Eval harness¶
The tako.eval package runs (orchestrator, dataset) pairs and emits
a JSON report with pass-rate, total attempts, and p50/p95 latency.
Built-in synthetic dataset¶
A 10-task synthetic dataset (math + factual + code mix) ships in-tree to satisfy Phase 3's DoD ("Eval harness runs a 10-task synthetic benchmark and emits a JSON report"):
import asyncio
import tako
from tako.eval import Eval, load_synthetic
async def main():
fake = tako.providers.Fake(canned_text="ok hello 42 paris earth 1969 def fn")
orch = tako.SingleAgent(provider=fake)
report = await Eval(orch=orch, dataset=load_synthetic(), k=1).run()
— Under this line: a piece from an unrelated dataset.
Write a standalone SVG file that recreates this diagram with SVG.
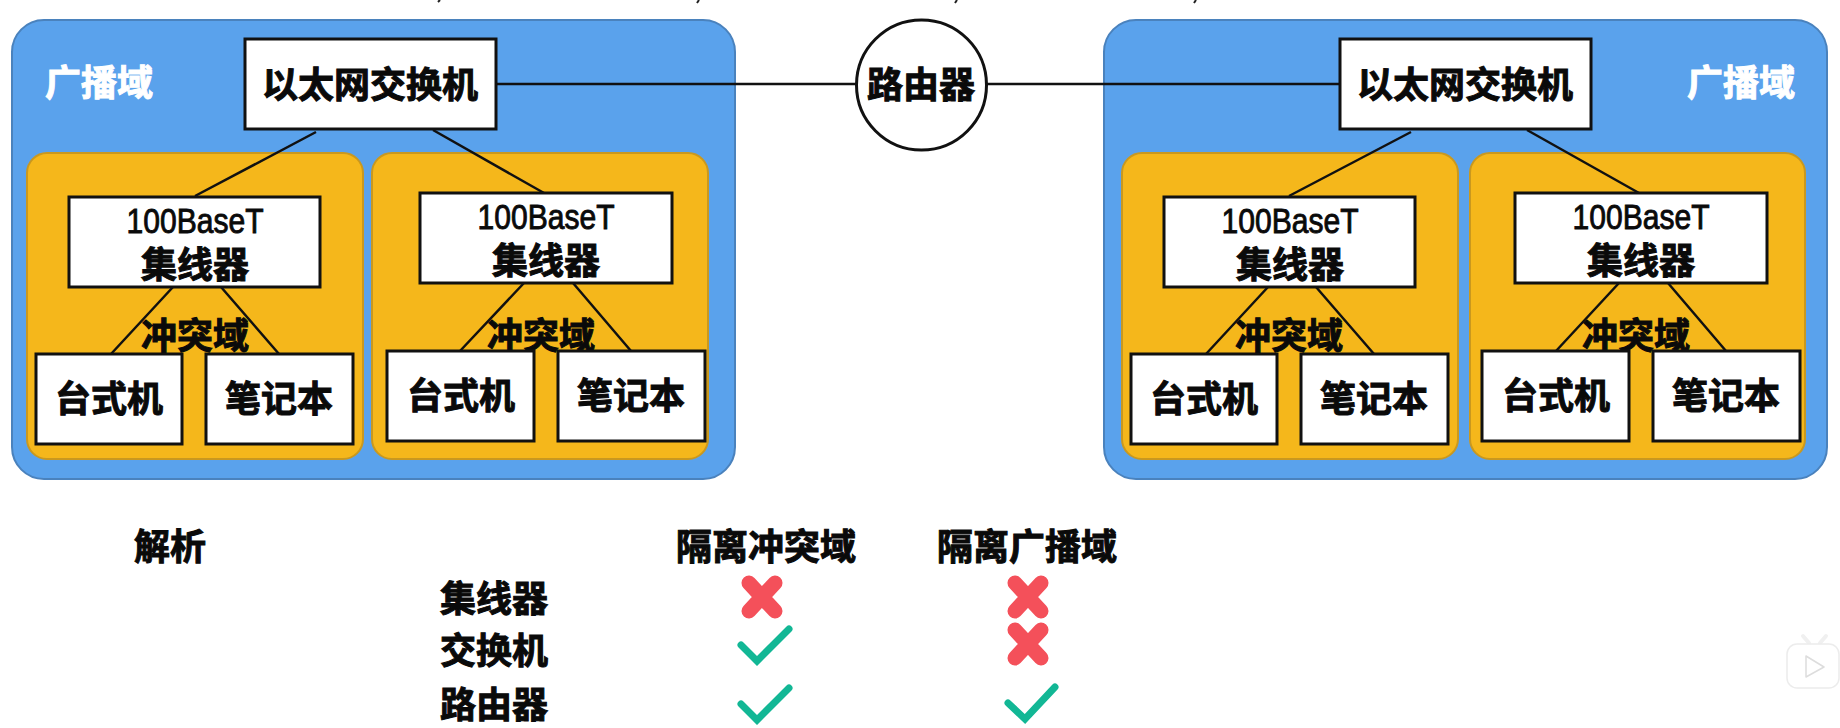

print(report.model_dump_json(indent=2))
asyncio.run(main())
CLI¶
python -m tako.eval \
--orch myproject.fixtures:my_orch \
--dataset synthetic \
--k 3 \
--out report.json
--orch resolves a module:attr spec to a Python object that exposes
.run(prompt) -> awaitable. --dataset accepts "synthetic" or a
path to a JSONL file with {id, prompt, expected_substring|expected_regex, max_tokens}
rows.
Custom datasets¶
from tako.eval import Eval, load_jsonl
dataset = load_jsonl("path/to/eval.jsonl")
report = await Eval(orch=my_orch, dataset=dataset, k=3, concurrency=8).run()
Task requires either expected_substring or expected_regex. Both
may be set; both must match.
External datasets¶
load_dataset("swe_bench_lite") and load_dataset("gpqa_diamond")
raise NotImplementedError — Phase 4 work. No model weights or
proprietary datasets are committed in-tree.
Report shape¶
class EvalReport(BaseModel):
dataset: str
orchestrator: str
k: int
tasks_run: int
pass_rate: float
p50_latency_ms: float
p95_latency_ms: float
total_attempts: int
task_results: list[TaskResult]
Each TaskResult has task_id, attempts, passes, the per-attempt
latencies, and an optional error field if the orchestrator raised.